Дочь росла у Кисловых – только всего и детей было у них. Из нее, выросшей в набожной семье, вышла богобоязненная и богомольная девушка. Никогда никто но слыхивал, чтоб она громко говорила, смеялась или пела мирскую песню, никто не видал, чтоб она забавлялась какими-нибудь играми либо вела пустые разговоры со сверстницами. Угрюмая, молчаливая, сосредоточенная в самой себе, никем, кроме отца с матерью, она не была любима. Ее считали полоумной, ни на что не годной. Время проводила она за работой либо за книгами. Читала то же, что и отец с матерью, и оттого, будучи еще лет пятнадцати, стала стремиться к созерцательной жизни, желала монастыря.

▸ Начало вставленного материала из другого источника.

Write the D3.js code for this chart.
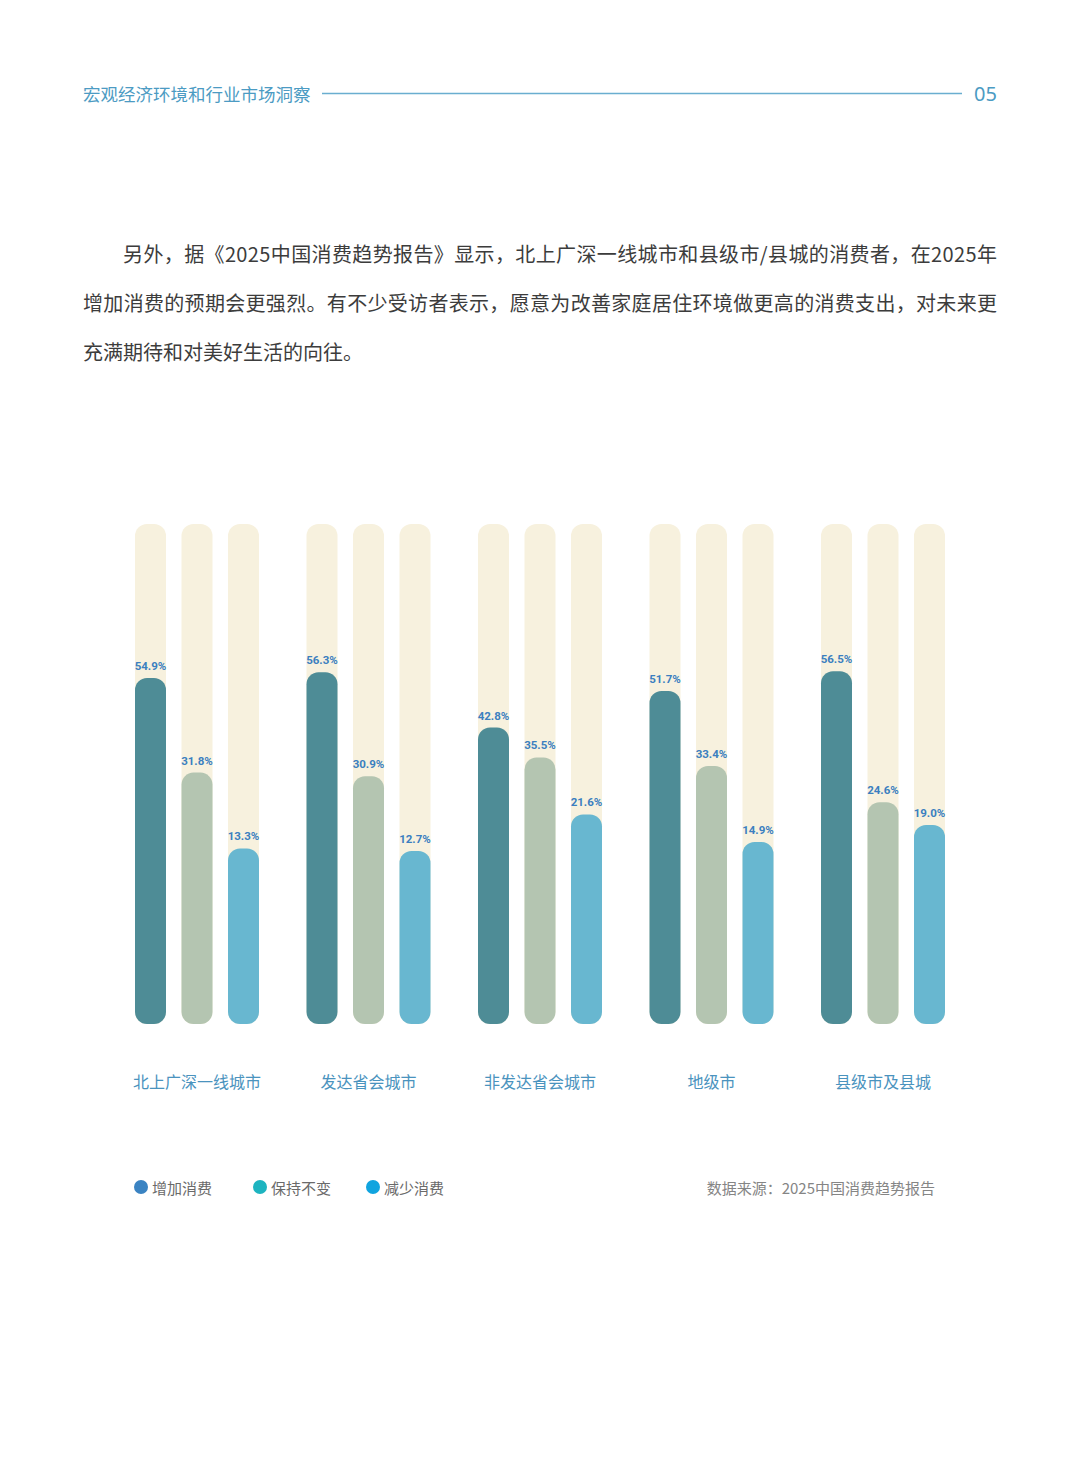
<!DOCTYPE html>
<html>
<head>
<meta charset="utf-8">
<script src="https://cdn.jsdelivr.net/npm/d3@7"></script>
<style>
  html, body { margin: 0; padding: 0; background: #ffffff; }
  svg { display: block; }
</style>
</head>
<body>
<svg id="chart" width="1080" height="1465"></svg>
<script>
// ---- Data ----
const categories = ["北上广深一线城市", "发达省会城市", "非发达省会城市", "地级市", "县级市及县城"];
const seriesNames = ["增加消费", "保持不变", "减少消费"];
const increaseValues = [54.9, 56.3, 42.8, 51.7, 56.5];
const unchangedValues = [31.8, 30.9, 35.5, 33.4, 24.6];
const decreaseValues = [13.3, 12.7, 21.6, 14.9, 19.0];
const paragraphLines = [
  "另外，据《2025中国消费趋势报告》显示，北上广深一线城市和县级市/县城的消费者，在2025年",
  "增加消费的预期会更强烈。有不少受访者表示，愿意为改善家庭居住环境做更高的消费支出，对未来更",
  "充满期待和对美好生活的向往。"
];
const headerTitle = "宏观经济环境和行业市场洞察";
const pageNumber = "05";
const sourceText = "数据来源：2025中国消费趋势报告";

// ---- Styles ----
const barColors = ["#4e8c96", "#b4c5b1", "#68b7d0"];
const legendColors = ["#3a83c2", "#1db4c0", "#10a4df"];
const trackColor = "#f7f1de";
const cjk = "'Noto Sans CJK SC', 'Noto Sans', sans-serif";

const svg = d3.select("#chart");

// ---- Header ----
svg.append("text")
  .attr("x", 83).attr("y", 93)
  .attr("dominant-baseline", "central")
  .attr("font-family", cjk).attr("font-size", 17.5)
  .attr("fill", "#4c9bc3")
  .text(headerTitle);
svg.append("line")
  .attr("x1", 322).attr("x2", 962).attr("y1", 93.5).attr("y2", 93.5)
  .attr("stroke", "#6aaed0").attr("stroke-width", 1.5);
svg.append("text")
  .attr("x", 997).attr("y", 93)
  .attr("text-anchor", "end")
  .attr("dominant-baseline", "central")
  .attr("font-family", "'Noto Sans', sans-serif").attr("font-size", 20)
  .attr("fill", "#4c9bc3")
  .text(pageNumber);

// ---- Paragraph ----
const paraX = [123, 83, 83];
const paraEnd = [997, 997, null];
paragraphLines.forEach((line, i) => {
  const t = svg.append("text")
    .attr("x", paraX[i]).attr("y", 253 + i * 49)
    .attr("dominant-baseline", "central")
    .attr("font-family", cjk).attr("font-size", 20)
    .attr("fill", "#3c3c3c")
    .text(line);
  if (paraEnd[i] !== null) {
    t.attr("textLength", paraEnd[i] - paraX[i]).attr("lengthAdjust", "spacing");
  }
});

// ---- Chart ----
const trackTop = 524, baseline = 1024;

const x0 = d3.scalePoint().domain(categories).range([135, 821]);
const x1 = d3.scaleBand().domain(seriesNames).range([0, 124]).paddingInner(1 / 3).paddingOuter(0);
// value scale: bars keep a base stub, as in the source design
const y = d3.scaleLinear().domain([0, 100]).range([baseline - 121, baseline - 531]);

const seriesValues = [increaseValues, unchangedValues, decreaseValues];
const rows = [];
categories.forEach((c, ci) => {
  seriesNames.forEach((s, si) => {
    rows.push({ cat: c, series: s, si: si, value: seriesValues[si][ci] });
  });
});

const bw = x1.bandwidth();
const g = svg.append("g");

// background tracks
g.selectAll("rect.track").data(rows).enter().append("rect")
  .attr("class", "track")
  .attr("x", d => x0(d.cat) + x1(d.series))
  .attr("y", trackTop)
  .attr("width", bw)
  .attr("height", baseline - trackTop)
  .attr("rx", 12).attr("ry", 12)
  .attr("fill", trackColor);

// value bars
g.selectAll("rect.bar").data(rows).enter().append("rect")
  .attr("class", "bar")
  .attr("x", d => x0(d.cat) + x1(d.series))
  .attr("y", d => y(d.value))
  .attr("width", bw)
  .attr("height", d => baseline - y(d.value))
  .attr("rx", 12).attr("ry", 12)
  .attr("fill", d => barColors[d.si]);

// value labels
g.selectAll("text.val").data(rows).enter().append("text")
  .attr("class", "val")
  .attr("x", d => x0(d.cat) + x1(d.series) + bw / 2)
  .attr("y", d => y(d.value) - 8)
  .attr("text-anchor", "middle")
  .attr("font-family", "'Liberation Sans Narrow', 'Arial Narrow', 'Roboto', sans-serif")
  .attr("font-weight", "bold")
  .attr("font-size", 11.5)
  .attr("fill", "#3b7fc0")
  .text(d => d.value.toFixed(1) + "%");

// category labels
g.selectAll("text.cat").data(categories).enter().append("text")
  .attr("class", "cat")
  .attr("x", d => x0(d) + 62)
  .attr("y", 1081)
  .attr("text-anchor", "middle")
  .attr("dominant-baseline", "central")
  .attr("font-family", cjk).attr("font-size", 16)
  .attr("fill", "#4a93be")
  .text(d => d);

// ---- Legend ----
const legendX = [141, 260, 373];
const legend = svg.append("g").selectAll("g").data(seriesNames).enter().append("g")
  .attr("transform", (d, i) => `translate(${legendX[i]},1187)`);
legend.append("circle").attr("r", 7).attr("fill", (d, i) => legendColors[i]);
legend.append("text")
  .attr("x", 11).attr("y", 0)
  .attr("dominant-baseline", "central")
  .attr("font-family", cjk).attr("font-size", 15)
  .attr("fill", "#6a6a6a")
  .text(d => d);

svg.append("text")
  .attr("x", 935).attr("y", 1187)
  .attr("text-anchor", "end")
  .attr("dominant-baseline", "central")
  .attr("font-family", cjk).attr("font-size", 15)
  .attr("fill", "#858585")
  .text(sourceText);
</script>
</body>
</html>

И мать и отец ее от того отговаривали, представляя жизнь монахинь вовсе не такою, как она думала. «Что за жизнь в монастыре? – убеждала ее мать. – Один только грех. По наружности там добры, приветливы и снисходительны, готовы на всякую послугу, благочестивы, набожны. А поживи-ка с ними, иное увидишь…» Не внимала Катенька словам родителей. Случилось ей прогостить несколько дней в одном монастыре у знакомой монахини: там была она окружена такою любовью и внимательностью, провела время так приятно, что монастырь показался ей раем. Вспоминая о том, дни и ночи плакала она, умоляя отца с матерью позволить ей поселиться в какой-нибудь обители… Видя, что никакие убеждения не могут поколебать намерений дочери, Степан Алексеич сказал жене: «Отпустим, пусть насмотрится на тамошнее житье. Век свой после того ни в каком монастыре порога не переступит». Так и случилось. Полугода не выжила Катенька в честной обители. Послала к отцу письмо, слезно моля взять ее домой поскорее.